WHAT THE TASK ASKS ::
Write out the data below in full, unchanged, minus the images.

MATERIAL ::
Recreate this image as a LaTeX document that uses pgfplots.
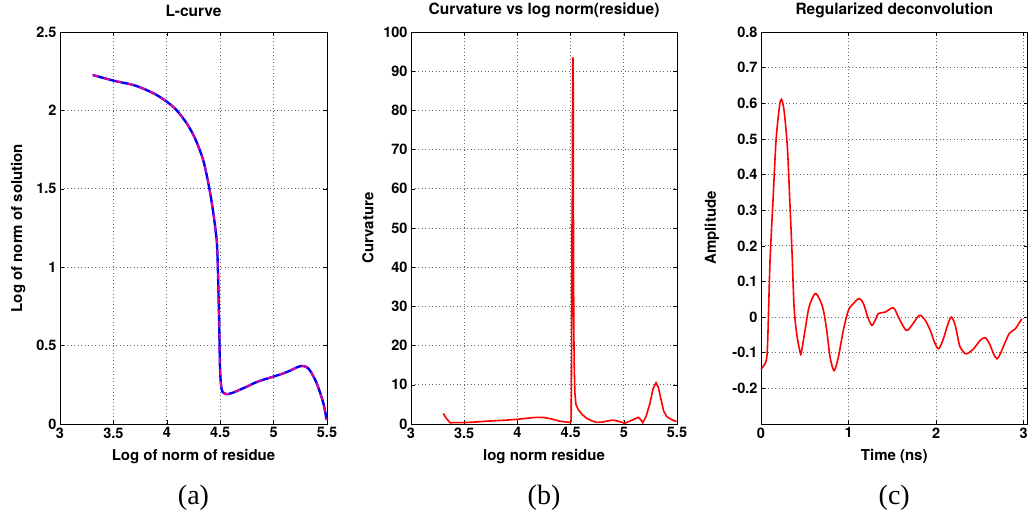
\documentclass[border=0pt]{standalone}
\usepackage{fontspec}
\setmainfont{TeX Gyre Heros}
\newfontfamily\panelfont{Liberation Serif}
\usepackage{pgfplots}
\pgfplotsset{compat=1.18}
\pgfplotsset{
  mystyle/.style={
    scale only axis,
    anchor=south west,
    axis line style={black, line width=0.8pt},
    tick align=inside,
    major tick length=4pt,
    tick style={black, line width=0.6pt},
    grid=major,
    major grid style={black!60, line width=0.7pt, dash pattern=on 1pt off 2.5pt},
    ticklabel style={font=\bfseries\fontsize{14.5}{16}\selectfont},
    label style={font=\bfseries\fontsize{15}{17}\selectfont},
    title style={font=\bfseries\fontsize{15.5}{17}\selectfont, at={(axis description cs:0.5,1.039)}, anchor=center},
    xlabel style={at={(axis description cs:0.5,-0.083)}, anchor=center},
    clip=false,
  }
}
\begin{document}
\begin{tikzpicture}[x=1pt,y=1pt]
\path[use as bounding box] (0,0) rectangle (1030,515);
% (a)
\begin{axis}[mystyle, at={(60pt,91pt)}, width=267pt, height=392pt,
  xmin=3, xmax=5.5, ymin=0, ymax=2.5,
  xtick={3,3.5,4,4.5,5,5.5}, xticklabels={3,3.5,4,4.5,5,5.5},
  ytick={0,0.5,1,1.5,2,2.5}, yticklabels={0,0.5,1,1.5,2,2.5},
  title={L-curve}, xlabel={Log of norm of residue}, ylabel={Log of norm of solution},
  ylabel style={at={(axis description cs:-0.157,0.5)}, anchor=center}]
\addplot[blue, line width=2.4pt, smooth] coordinates {
(3.306,2.226)(3.5,2.19)(3.687,2.162)(3.81,2.13)(3.9,2.1)(4.0,2.056)(4.093,2.0)(4.186,1.918)(4.264,1.822)(4.342,1.68)(4.398,1.503)(4.436,1.344)(4.467,1.173)(4.474,1.08)(4.48,0.95)(4.485,0.8)(4.489,0.684)(4.494,0.5)(4.498,0.365)(4.505,0.27)(4.514,0.22)(4.53,0.198)(4.56,0.19)(4.62,0.2)(4.748,0.238)(4.85,0.27)(4.997,0.302)(5.08,0.32)(5.154,0.34)(5.22,0.362)(5.263,0.37)(5.3,0.366)(5.325,0.355)(5.36,0.32)(5.404,0.259)(5.44,0.19)(5.466,0.132)(5.485,0.07)(5.497,0.026)};
\addplot[magenta, line width=1.8pt, dash pattern=on 6pt off 6pt, smooth] coordinates {
(3.306,2.226)(3.5,2.19)(3.687,2.162)(3.81,2.13)(3.9,2.1)(4.0,2.056)(4.093,2.0)(4.186,1.918)(4.264,1.822)(4.342,1.68)(4.398,1.503)(4.436,1.344)(4.467,1.173)(4.474,1.08)(4.48,0.95)(4.485,0.8)(4.489,0.684)(4.494,0.5)(4.498,0.365)(4.505,0.27)(4.514,0.22)(4.53,0.198)(4.56,0.19)(4.62,0.2)(4.748,0.238)(4.85,0.27)(4.997,0.302)(5.08,0.32)(5.154,0.34)(5.22,0.362)(5.263,0.37)(5.3,0.366)(5.325,0.355)(5.36,0.32)(5.404,0.259)(5.44,0.19)(5.466,0.132)(5.485,0.07)(5.497,0.026)};
\node[font=\panelfont\fontsize{28}{30}\selectfont] at (axis description cs:0.5,-0.189) {(a)};
\end{axis}
% (b)
\begin{axis}[mystyle, at={(411pt,91pt)}, width=266pt, height=392pt,
  xmin=3, xmax=5.5, ymin=0, ymax=100,
  xtick={3,3.5,4,4.5,5,5.5}, xticklabels={3,3.5,4,4.5,5,5.5},
  ytick={0,10,20,30,40,50,60,70,80,90,100}, yticklabels={0,10,20,30,40,50,60,70,80,90,100},
  title={Curvature vs log norm(residue)}, xlabel={log norm residue}, ylabel={Curvature},
  ylabel style={at={(axis description cs:-0.162,0.5)}, anchor=center}]
\addplot[red, line width=1.6pt] coordinates {
(3.304,2.7)(3.33,1.5)(3.367,0.33)(3.5,0.35)(3.6,0.5)(3.7,0.7)(3.8,0.85)(3.9,1.0)(4.0,1.2)(4.1,1.5)(4.18,1.7)(4.25,1.65)(4.32,1.3)(4.4,0.7)(4.46,0.5)(4.494,0.4)(4.505,0.6)(4.51,20)(4.512,51)(4.514,35)(4.517,70)(4.52,93.3)(4.524,93.3)(4.526,60)(4.528,38)(4.531,22)(4.534,15)(4.54,8)(4.55,5)(4.573,3.6)(4.61,2.4)(4.651,1.45)(4.7,0.8)(4.745,0.4)(4.8,0.5)(4.85,0.8)(4.9,1.0)(4.95,0.7)(5.01,0.2)(5.07,0.9)(5.136,1.7)(5.16,1.1)(5.178,0.33)(5.21,2.0)(5.246,5.3)(5.275,9.0)(5.303,10.5)(5.325,9.3)(5.35,6.2)(5.375,3.3)(5.403,1.9)(5.45,1.1)(5.497,0.6)};
\node[font=\panelfont\fontsize{28}{30}\selectfont] at (axis description cs:0.5,-0.189) {(b)};
\end{axis}
% (c)
\begin{axis}[mystyle, at={(761pt,91pt)}, width=266.5pt, height=392pt,
  xmin=0, xmax=3.045, ymin=-0.3, ymax=0.8,
  xtick={0,1,2,3}, xticklabels={0,1,2,3},
  ytick={-0.2,-0.1,0,0.1,0.2,0.3,0.4,0.5,0.6,0.7,0.8}, yticklabels={-0.2,-0.1,0,0.1,0.2,0.3,0.4,0.5,0.6,0.7,0.8},
  title={Regularized deconvolution}, xlabel={Time (ns)}, ylabel={Amplitude},
  ylabel style={at={(axis description cs:-0.184,0.5)}, anchor=center}]
\addplot[red, line width=1.6pt, smooth] coordinates {
(0,-0.145)(0.046,-0.131)(0.072,-0.094)(0.095,0.094)(0.103,0.159)(0.141,0.347)(0.172,0.496)(0.21,0.59)(0.233,0.611)(0.263,0.58)(0.301,0.478)(0.332,0.309)(0.355,0.178)(0.378,0.028)(0.408,-0.047)(0.446,-0.098)(0.46,-0.1)(0.503,-0.037)(0.549,0.028)(0.618,0.066)(0.675,0.047)(0.713,0.019)(0.751,-0.037)(0.789,-0.112)(0.835,-0.15)(0.884,-0.112)(0.941,-0.037)(0.999,0.019)(1.056,0.038)(1.121,0.052)(1.17,0.038)(1.22,0.0)(1.266,-0.023)(1.304,-0.009)(1.342,0.01)(1.418,0.014)(1.513,0.026)(1.57,0)(1.658,-0.037)(1.723,-0.023)(1.81,0.005)(1.876,-0.009)(1.933,-0.037)(1.982,-0.07)(2.028,-0.089)(2.078,-0.065)(2.131,-0.023)(2.173,0.0)(2.219,-0.023)(2.268,-0.079)(2.314,-0.098)(2.352,-0.103)(2.428,-0.089)(2.505,-0.065)(2.562,-0.058)(2.611,-0.075)(2.657,-0.103)(2.696,-0.117)(2.734,-0.103)(2.791,-0.07)(2.84,-0.045)(2.905,-0.033)(2.943,-0.019)(2.981,-0.005)};
\node[font=\panelfont\fontsize{28}{30}\selectfont] at (axis description cs:0.5,-0.189) {(c)};
\end{axis}
\end{tikzpicture}
\end{document}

WORKED ANSWER ::
Recreate this image as a LaTeX document that uses pgfplots.
\documentclass[border=0pt]{standalone}
\usepackage{fontspec}
\setmainfont{TeX Gyre Heros}
\newfontfamily\panelfont{Liberation Serif}
\usepackage{pgfplots}
\pgfplotsset{compat=1.18}
\pgfplotsset{
  mystyle/.style={
    scale only axis,
    anchor=south west,
    axis line style={black, line width=0.8pt},
    tick align=inside,
    major tick length=4pt,
    tick style={black, line width=0.6pt},
    grid=major,
    major grid style={black!60, line width=0.7pt, dash pattern=on 1pt off 2.5pt},
    ticklabel style={font=\bfseries\fontsize{14.5}{16}\selectfont},
    label style={font=\bfseries\fontsize{15}{17}\selectfont},
    title style={font=\bfseries\fontsize{15.5}{17}\selectfont, at={(axis description cs:0.5,1.039)}, anchor=center},
    xlabel style={at={(axis description cs:0.5,-0.083)}, anchor=center},
    clip=false,
  }
}
\begin{document}
\begin{tikzpicture}[x=1pt,y=1pt]
\path[use as bounding box] (0,0) rectangle (1030,515);
% (a)
\begin{axis}[mystyle, at={(60pt,91pt)}, width=267pt, height=392pt,
  xmin=3, xmax=5.5, ymin=0, ymax=2.5,
  xtick={3,3.5,4,4.5,5,5.5}, xticklabels={3,3.5,4,4.5,5,5.5},
  ytick={0,0.5,1,1.5,2,2.5}, yticklabels={0,0.5,1,1.5,2,2.5},
  title={L-curve}, xlabel={Log of norm of residue}, ylabel={Log of norm of solution},
  ylabel style={at={(axis description cs:-0.157,0.5)}, anchor=center}]
\addplot[blue, line width=2.4pt, smooth] coordinates {
(3.306,2.226)(3.5,2.19)(3.687,2.162)(3.81,2.13)(3.9,2.1)(4.0,2.056)(4.093,2.0)(4.186,1.918)(4.264,1.822)(4.342,1.68)(4.398,1.503)(4.436,1.344)(4.467,1.173)(4.474,1.08)(4.48,0.95)(4.485,0.8)(4.489,0.684)(4.494,0.5)(4.498,0.365)(4.505,0.27)(4.514,0.22)(4.53,0.198)(4.56,0.19)(4.62,0.2)(4.748,0.238)(4.85,0.27)(4.997,0.302)(5.08,0.32)(5.154,0.34)(5.22,0.362)(5.263,0.37)(5.3,0.366)(5.325,0.355)(5.36,0.32)(5.404,0.259)(5.44,0.19)(5.466,0.132)(5.485,0.07)(5.497,0.026)};
\addplot[magenta, line width=1.8pt, dash pattern=on 6pt off 6pt, smooth] coordinates {
(3.306,2.226)(3.5,2.19)(3.687,2.162)(3.81,2.13)(3.9,2.1)(4.0,2.056)(4.093,2.0)(4.186,1.918)(4.264,1.822)(4.342,1.68)(4.398,1.503)(4.436,1.344)(4.467,1.173)(4.474,1.08)(4.48,0.95)(4.485,0.8)(4.489,0.684)(4.494,0.5)(4.498,0.365)(4.505,0.27)(4.514,0.22)(4.53,0.198)(4.56,0.19)(4.62,0.2)(4.748,0.238)(4.85,0.27)(4.997,0.302)(5.08,0.32)(5.154,0.34)(5.22,0.362)(5.263,0.37)(5.3,0.366)(5.325,0.355)(5.36,0.32)(5.404,0.259)(5.44,0.19)(5.466,0.132)(5.485,0.07)(5.497,0.026)};
\node[font=\panelfont\fontsize{28}{30}\selectfont] at (axis description cs:0.5,-0.189) {(a)};
\end{axis}
% (b)
\begin{axis}[mystyle, at={(411pt,91pt)}, width=266pt, height=392pt,
  xmin=3, xmax=5.5, ymin=0, ymax=100,
  xtick={3,3.5,4,4.5,5,5.5}, xticklabels={3,3.5,4,4.5,5,5.5},
  ytick={0,10,20,30,40,50,60,70,80,90,100}, yticklabels={0,10,20,30,40,50,60,70,80,90,100},
  title={Curvature vs log norm(residue)}, xlabel={log norm residue}, ylabel={Curvature},
  ylabel style={at={(axis description cs:-0.162,0.5)}, anchor=center}]
\addplot[red, line width=1.6pt] coordinates {
(3.304,2.7)(3.33,1.5)(3.367,0.33)(3.5,0.35)(3.6,0.5)(3.7,0.7)(3.8,0.85)(3.9,1.0)(4.0,1.2)(4.1,1.5)(4.18,1.7)(4.25,1.65)(4.32,1.3)(4.4,0.7)(4.46,0.5)(4.494,0.4)(4.505,0.6)(4.51,20)(4.512,51)(4.514,35)(4.517,70)(4.52,93.3)(4.524,93.3)(4.526,60)(4.528,38)(4.531,22)(4.534,15)(4.54,8)(4.55,5)(4.573,3.6)(4.61,2.4)(4.651,1.45)(4.7,0.8)(4.745,0.4)(4.8,0.5)(4.85,0.8)(4.9,1.0)(4.95,0.7)(5.01,0.2)(5.07,0.9)(5.136,1.7)(5.16,1.1)(5.178,0.33)(5.21,2.0)(5.246,5.3)(5.275,9.0)(5.303,10.5)(5.325,9.3)(5.35,6.2)(5.375,3.3)(5.403,1.9)(5.45,1.1)(5.497,0.6)};
\node[font=\panelfont\fontsize{28}{30}\selectfont] at (axis description cs:0.5,-0.189) {(b)};
\end{axis}
% (c)
\begin{axis}[mystyle, at={(761pt,91pt)}, width=266.5pt, height=392pt,
  xmin=0, xmax=3.045, ymin=-0.3, ymax=0.8,
  xtick={0,1,2,3}, xticklabels={0,1,2,3},
  ytick={-0.2,-0.1,0,0.1,0.2,0.3,0.4,0.5,0.6,0.7,0.8}, yticklabels={-0.2,-0.1,0,0.1,0.2,0.3,0.4,0.5,0.6,0.7,0.8},
  title={Regularized deconvolution}, xlabel={Time (ns)}, ylabel={Amplitude},
  ylabel style={at={(axis description cs:-0.184,0.5)}, anchor=center}]
\addplot[red, line width=1.6pt, smooth] coordinates {
(0,-0.145)(0.046,-0.131)(0.072,-0.094)(0.095,0.094)(0.103,0.159)(0.141,0.347)(0.172,0.496)(0.21,0.59)(0.233,0.611)(0.263,0.58)(0.301,0.478)(0.332,0.309)(0.355,0.178)(0.378,0.028)(0.408,-0.047)(0.446,-0.098)(0.46,-0.1)(0.503,-0.037)(0.549,0.028)(0.618,0.066)(0.675,0.047)(0.713,0.019)(0.751,-0.037)(0.789,-0.112)(0.835,-0.15)(0.884,-0.112)(0.941,-0.037)(0.999,0.019)(1.056,0.038)(1.121,0.052)(1.17,0.038)(1.22,0.0)(1.266,-0.023)(1.304,-0.009)(1.342,0.01)(1.418,0.014)(1.513,0.026)(1.57,0)(1.658,-0.037)(1.723,-0.023)(1.81,0.005)(1.876,-0.009)(1.933,-0.037)(1.982,-0.07)(2.028,-0.089)(2.078,-0.065)(2.131,-0.023)(2.173,0.0)(2.219,-0.023)(2.268,-0.079)(2.314,-0.098)(2.352,-0.103)(2.428,-0.089)(2.505,-0.065)(2.562,-0.058)(2.611,-0.075)(2.657,-0.103)(2.696,-0.117)(2.734,-0.103)(2.791,-0.07)(2.84,-0.045)(2.905,-0.033)(2.943,-0.019)(2.981,-0.005)};
\node[font=\panelfont\fontsize{28}{30}\selectfont] at (axis description cs:0.5,-0.189) {(c)};
\end{axis}
\end{tikzpicture}
\end{document}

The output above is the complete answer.